Objectif général du Premier ministre : «Arriver à la neutralité carbone d'ici 2050.» Dans l'immédiat, le gouvernement n'attribuera plus d'autorisation de recherche de gaz de schiste. Ensuite, il alignera les prix du diesel et de l'essence d'ici la fin de la mandature. Sur les transports, alors que la France vient d'inaugurer sa dernière ligne à grande vitesse, Edouard Philippe annonce que c'est fini. «Le temps des grandes infrastructures de transport doit céder la place à des politiques tournées vers les nouveaux modes de mobilité» que les nouvelles technologies rendent possibles.

Santé Vaccins, tabac et soins dentaires

Le prix du paquet de cigarettes porté à 10 euros, soit une hausse de près de 40 %. L'ensemble des vaccins pour la petite enfance, bientôt obligatoires. Un reste à charge réduit à zéro pour les lunettes, les appareils auditifs et surtout les dents. Le Premier ministre s'est engagé fermement sur des questions de santé publique, ce qui est assez rare. Cela marque, la volonté d'une politique de santé publique plus directive. «Le tabac en France entraîne plus de 80 000 décès. C'est la première cause de mortalité évitable et la consommation quotidienne de tabac augmente chez les adolescents. Ne rien faire est exclu», a-t-il expliqué, mais sans donner de date pour cette mesure.

Sur les vaccins, il s'est montré plus précis, reprenant un souhait de sa ministre de la Santé, Agnès Buzyn. «Des maladies que l'on croyait éradiquées se développent à nouveau sur notre territoire, des enfants meurent de la rougeole aujourd'hui en France», a-t-il déclaré. Cela fera donc onze vaccins obligatoires et non plus trois comme c'est le cas actuellement. Sur la question du reste à charge, Philippe a pris le pari le plus audacieux. «D'ici la fin du quinquennat, tous les Français auront accès à des offres de soins sans aucun reste à charge pour les lunettes, les soins dentaires et les aides auditives.» Un objectif louable, mais sur la question des dents, il convient d'attendre les mesures concrètes, tant la couverture sociale est très mauvaise. Qui va désormais payer, d'autant qu'il a annoncé que la sécurité sociale se devra d'être à l'équilibre en 2020 ?

Éducation Bac et fac

Des rangs des parlementaires, on a entendu s'élever des «oh» et des «ah». La phrase d'Edouard Philippe avait en effet de quoi réveiller une assistance : «Nous conduisons 60 % des bacheliers à l'échec en licence !» a dit le Premier ministre, qui a détaillé les grands chantiers du gouvernement en matière d'éducation, et notamment l'évolution «profonde» du baccalauréat.
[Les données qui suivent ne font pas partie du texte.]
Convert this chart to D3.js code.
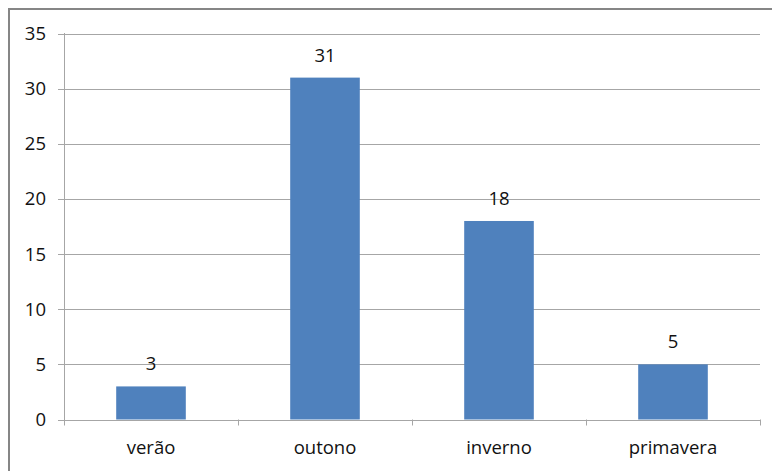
<!DOCTYPE html>
<html>
<head>
<meta charset="utf-8">
<script src="https://cdn.jsdelivr.net/npm/d3@7"></script>
<style>
  body { margin: 0; background: #fff; }
  text { font-family: "Open Sans", sans-serif; font-size: 18.5px; fill: #111; }
</style>
</head>
<body>
<script>
const seasons = ["verão", "outono", "inverno", "primavera"];
const counts = [3, 31, 18, 5];
const yTicks = [0, 5, 10, 15, 20, 25, 30, 35];

const width = 772, height = 471;
const margin = {top: 33, right: 12, bottom: 51, left: 64};

const svg = d3.select("body").append("svg")
    .attr("width", width)
    .attr("height", height);

// outer chart frame (only left and top edges show in the picture)
svg.append("rect")
    .attr("x", 9).attr("y", 9)
    .attr("width", width + 20).attr("height", height + 20)
    .attr("fill", "none")
    .attr("stroke", "#868686")
    .attr("stroke-width", 2);

const x = d3.scaleBand()
    .domain(seasons)
    .range([margin.left, width - margin.right])
    .paddingInner(0.6)
    .paddingOuter(0.3);

const y = d3.scaleLinear()
    .domain([0, 35])
    .range([height - margin.bottom - 0.5, margin.top + 0.5]);

// gridlines
svg.append("g")
  .selectAll("line")
  .data(yTicks)
  .join("line")
    .attr("x1", margin.left - 6)
    .attr("x2", width - margin.right)
    .attr("y1", d => Math.round(y(d)) + 0.5)
    .attr("y2", d => Math.round(y(d)) + 0.5)
    .attr("stroke", "#a6a6a6");

// y axis line
svg.append("line")
    .attr("x1", margin.left + 0.5).attr("x2", margin.left + 0.5)
    .attr("y1", margin.top).attr("y2", height - margin.bottom)
    .attr("stroke", "#a6a6a6");

svg.append("g")
  .selectAll("text")
  .data(yTicks)
  .join("text")
    .attr("x", margin.left - 18)
    .attr("y", d => y(d))
    .attr("dy", "0.35em")
    .attr("text-anchor", "end")
    .text(d => d);

// category ticks on the x axis
const step = x.step();
const bounds = d3.range(seasons.length + 1).map(i => x.range()[0] + i * step);
svg.append("g")
  .selectAll("line")
  .data(bounds)
  .join("line")
    .attr("x1", d => Math.round(d) + 0.5)
    .attr("x2", d => Math.round(d) + 0.5)
    .attr("y1", y(0))
    .attr("y2", y(0) + 6)
    .attr("stroke", "#a6a6a6");

svg.append("g")
  .selectAll("text")
  .data(seasons)
  .join("text")
    .attr("x", d => x(d) + x.bandwidth() / 2)
    .attr("y", y(0) + 34)
    .attr("text-anchor", "middle")
    .text(d => d);

// bars
svg.append("g")
  .selectAll("rect")
  .data(seasons)
  .join("rect")
    .attr("x", d => x(d))
    .attr("width", x.bandwidth())
    .attr("y", (d, i) => y(counts[i]))
    .attr("height", (d, i) => y(0) - y(counts[i]))
    .attr("fill", "#4f81bd");

// value labels
svg.append("g")
  .selectAll("text")
  .data(seasons)
  .join("text")
    .attr("x", d => x(d) + x.bandwidth() / 2)
    .attr("y", (d, i) => y(counts[i]) - 16)
    .attr("text-anchor", "middle")
    .text((d, i) => counts[i]);
</script>
</body>
</html>
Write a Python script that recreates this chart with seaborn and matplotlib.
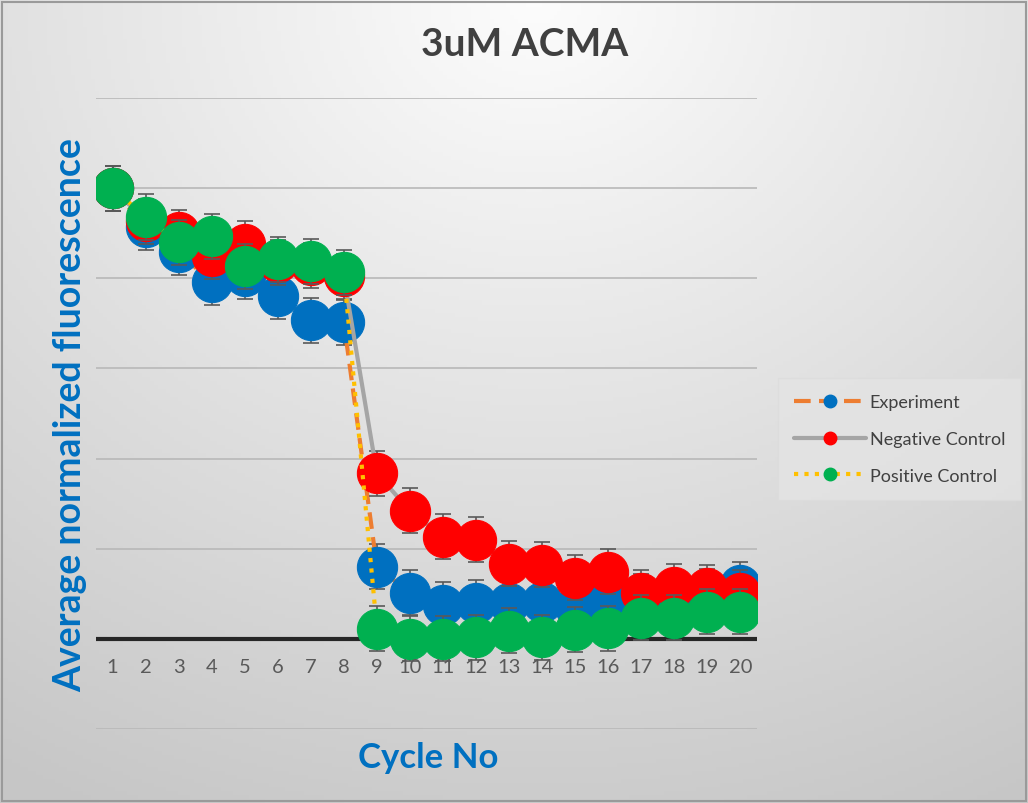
import numpy as np
import pandas as pd
import matplotlib.pyplot as plt
import seaborn as sns
from matplotlib.lines import Line2D
from matplotlib.patches import Rectangle

sns.set_style("white")
plt.rcParams['font.family'] = ['Lato', 'DejaVu Sans']

# --- data ---
cycles = list(range(1, 21))
experiment = [1.000, 0.913, 0.858, 0.791, 0.804, 0.760, 0.707, 0.702, 0.160, 0.102,
              0.076, 0.080, 0.080, 0.082, 0.071, 0.093, 0.095, 0.100, 0.105, 0.120]
negative = [1.000, 0.927, 0.902, 0.849, 0.876, 0.836, 0.829, 0.804, 0.367, 0.284,
            0.227, 0.220, 0.167, 0.164, 0.136, 0.149, 0.102, 0.116, 0.113, 0.102]
positive = [1.000, 0.936, 0.880, 0.893, 0.827, 0.842, 0.838, 0.813, 0.022, 0.000,
            0.000, 0.004, 0.018, 0.004, 0.020, 0.024, 0.047, 0.047, 0.060, 0.060]
err_exp = [0.050] * 20
err_neg = [0.050] * 20
err_pos = [0.050] * 20

series = [
    ("Experiment", experiment, err_exp, "#0070C0", "#ED7D31", (0, (4, 2)), 3.0),
    ("Negative Control", negative, err_neg, "#FF0000", "#A5A5A5", "-", 3.0),
    ("Positive Control", positive, err_pos, "#00B050", "#FFC000", (0, (1, 1.5)), 3.0),
]

W, H = 1028, 804
fig = plt.figure(figsize=(W / 100, H / 100), dpi=100)

# background gradient (Excel-like)
bg = fig.add_axes([0, 0, 1, 1], zorder=-10)
yy, xx = np.mgrid[0:1:200j, 0:1:260j]
dist = np.sqrt(((xx - 0.52) * 1.1) ** 2 + (yy - 0.0) ** 2)
shade = np.clip(0.99 - 0.19 * dist, 0.78, 1.0)
bg.imshow(np.dstack([shade] * 3), extent=[0, 1, 0, 1], origin="upper", aspect="auto")
bg.add_patch(Rectangle((0.002, 0.002), 0.996, 0.994, fill=False, edgecolor="#9a9a9a", lw=1.5))
bg.set_xlim(0, 1)
bg.set_ylim(0, 1)
bg.axis("off")

ax = fig.add_axes([96 / W, (H - 730) / H, (757 - 96) / W, (730 - 99) / H])
ax.patch.set_alpha(0)

for i, (name, vals, err, mcol, lcol, ls, lw) in enumerate(series):
    z = 3 + i
    ax.errorbar(cycles, vals, yerr=err, fmt="none", ecolor="#595959", elinewidth=1.2,
                capsize=6, capthick=1.2, zorder=z)
    sns.lineplot(x=cycles, y=vals, ax=ax, color=lcol, linestyle=ls, linewidth=lw,
                 marker="o", markersize=29, markerfacecolor=mcol, markeredgecolor=mcol,
                 zorder=z + 0.5)

ax.set_xlim(0.5, 20.5)
ax.set_ylim(-0.2, 1.2)
ax.set_yticks(np.arange(-0.2, 1.21, 0.2))
ax.set_yticklabels([])
ax.grid(axis="y", color="#b8b8b8", linewidth=1.2)
ax.grid(axis="x", visible=False)
ax.axhline(0, color="#262626", linewidth=3, zorder=2.5)
for s in ["top", "right", "left", "bottom"]:
    ax.spines[s].set_visible(False)

ax.set_xticks(cycles)
ax.set_xticklabels([])
ax.tick_params(axis="both", length=0)
for c in cycles:
    ax.text(c, -0.062, str(c), ha="center", va="center", fontsize=14.5, color="#595959",
            zorder=10)

ax.set_xlabel("")
ax.set_ylabel("")
fig.text(428 / W, 1 - 758 / H, "Cycle No", ha="center", va="center",
         fontsize=25, fontweight="bold", color="#0070C0")
fig.text(70 / W, 1 - 415 / H, "Average normalized fluorescence", ha="center", va="center",
         rotation=90, fontsize=27, fontweight="bold", color="#0070C0")
fig.text(525 / W, 1 - 45 / H, "3uM ACMA", ha="center", va="center",
         fontsize=28, fontweight="bold", color="#404040")

handles = [Line2D([0], [0], color=lcol, linestyle=ls, linewidth=lw, marker="o",
                  markersize=9, markerfacecolor=mcol, markeredgecolor=mcol)
           for (name, vals, err, mcol, lcol, ls, lw) in series]
labels = [s[0] for s in series]
leg = fig.legend(handles, labels, loc="center left", bbox_to_anchor=(783 / W, 1 - 440 / H),
                 frameon=True, fontsize=13, handlelength=4.0, labelspacing=1.15,
                 borderpad=0.6, handletextpad=0.2, borderaxespad=0)
leg.get_frame().set_facecolor("#e4e4e4")
leg.get_frame().set_edgecolor("#dcdcdc")
leg.get_frame().set_boxstyle("square")
for t in leg.get_texts():
    t.set_color("#404040")

fig.savefig("out.png", dpi=100)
Une concertation dès la rentrée a été annoncée, afin d'aboutir à l'horizon 2021 à un bac réformé, qui donnerait davantage de place au contrôle continu et dont les épreuves finales seraient resserrées autour de quelques matières. Le Premier ministre est également revenu sur le problème du tirage au sort, auquel certaines académies ont eu récemment recours pour affecter les étudiants à l'université. «Scandale absolu : des bacheliers, y compris parmi les plus méritants, se retrouvent exclus par tirage au sort des filières universitaires qu'ils ont choisies ! Où est l'égalité ? Où est le mérite ? Où est la République ?» a-t-il demandé. Sa piste reprend la mesure du programme d'Emmanuel Macron : instaurer des «contrats de réussite étudiante» qui permettraient de mieux orienter les étudiants en leur indiquant les pré-requis nécessaires pour suivre telle ou telle filière universitaire.
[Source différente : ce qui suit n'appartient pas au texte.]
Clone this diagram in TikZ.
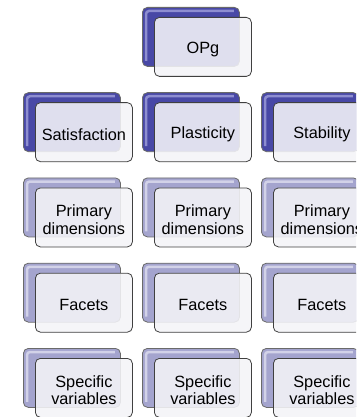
\documentclass[tikz,border=0pt]{standalone}
\usepackage{fontspec}
\setmainfont{Liberation Sans}
\pgfdeclarelayer{bg}
\pgfsetlayers{bg,main}
\definecolor{darkback}{HTML}{4848A6}
\definecolor{darkhl}{HTML}{8E8ED0}
\definecolor{lightback}{HTML}{A4A4CE}
\definecolor{lighthl}{HTML}{D2D2E8}
\definecolor{frontfill}{HTML}{F4F4F8}
\definecolor{frontline}{HTML}{404040}
\definecolor{backline}{HTML}{6A6A6A}
\definecolor{conndark}{HTML}{4A4AA8}
\definecolor{connlight}{HTML}{A2A2D0}
\tikzset{
  backbox/.style={draw=backline, line width=0.8pt, rounded corners=5pt,
    minimum width=97pt, minimum height=59pt, anchor=north west, fill=#1, inner sep=0pt},
  frontbox/.style={draw=frontline, line width=0.8pt, rounded corners=5pt,
    minimum width=97pt, minimum height=59pt, anchor=north west, fill=frontfill,
    fill opacity=0.88, inner sep=0pt},
  boxtext/.style={align=center, inner sep=0pt, yshift=-2.5pt},
  hlline/.style={line width=2.5pt, draw=#1, rounded corners=3pt},
  connd/.style={draw=conndark, line width=1.6pt},
  connl/.style={draw=connlight, line width=1.6pt}
}
\newcommand{\hlbox}[2]{\draw[hlline=#2] ([xshift=4pt,yshift=6pt]#1.south west) -- ([xshift=4pt,yshift=-4pt]#1.north west) -- ([xshift=-6pt,yshift=-4pt]#1.north east);}
\begin{document}
\begin{tikzpicture}[x=1pt,y=-1pt,font=\fontsize{16.3}{17.5}\selectfont]
\useasboundingbox (0,0) rectangle (356,417);
\fill[white] (0,0) rectangle (356,417);
\clip (0,0) rectangle (356,417);
\node[backbox=darkback] (b0) at (142,7) {};
\hlbox{b0}{darkhl}
\node[frontbox] (f0) at (154,17) {};
\node[boxtext] (t0) at (f0.center) {OPg};
\foreach \c/\x/\t in {1/23/Satisfaction,2/142/Plasticity,3/261/Stability}{
  \node[backbox=darkback] (b\c1) at (\x,92.25) {};
  \hlbox{b\c1}{darkhl}
  \node[frontbox] (f\c1) at (\x+12,102.25) {};
  \node[boxtext] (t\c1) at (f\c1.center) {\t};
  \foreach \l/\s in {2/{Primary\\dimensions},3/Facets,4/{Specific\\variables}}{
    \pgfmathsetmacro\yy{7+85.25*\l}
    \node[backbox=lightback] (b\c\l) at (\x,\yy) {};
    \hlbox{b\c\l}{lighthl}
    \node[frontbox] (f\c\l) at (\x+12,\yy+10) {};
    \node[boxtext] (t\c\l) at (f\c\l.center) {\s};
  }
}
\begin{pgfonlayer}{bg}
\coordinate (hbar) at (0,86);
\draw[connd] (b0.south) -- (b0.south |- hbar);
\draw[connd] (b11.north) -- (b11.north |- hbar) -- (b31.north |- hbar) -- (b31.north);
\draw[connd] (b21.north) -- (b21.north |- hbar);
\foreach \c in {1,2,3}{
  \draw[connl] (b\c1.south) -- (b\c2.north);
  \draw[connl] (b\c2.south) -- (b\c3.north);
  \draw[connl] (b\c3.south) -- (b\c4.north);
}
\end{pgfonlayer}
\end{tikzpicture}
\end{document}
Edouard Philippe a également fustigé le fait que la France dépense «bien moins que [ses] voisins dans le primaire, où pourtant tout se joue. Nous dépensons bien plus que les autres pays pour le lycée, notamment parce que notre système est rigide et conçu autour du baccalauréat». Une réflexion plutôt ironique, alors que de nombreux enseignants dénoncent la mise en place à la rentrée prochaine des «CP dédoublés», qui se déploieront dans les zones REP + (d'éducation prioritaire) au détriment d'un autre dispositif, celui du «Plus de maîtres que de classes» pourtant jugé pour l'instant satisfaisant par le corps enseignant.

Enfin, récitant son précis macronien, le Premier ministre a tenu à préciser qu'«un enfant handicapé scolarisé, ce n'est pas seulement une histoire d'argent, ni même de justice : c'est une chance pour l'ensemble de ses camarades».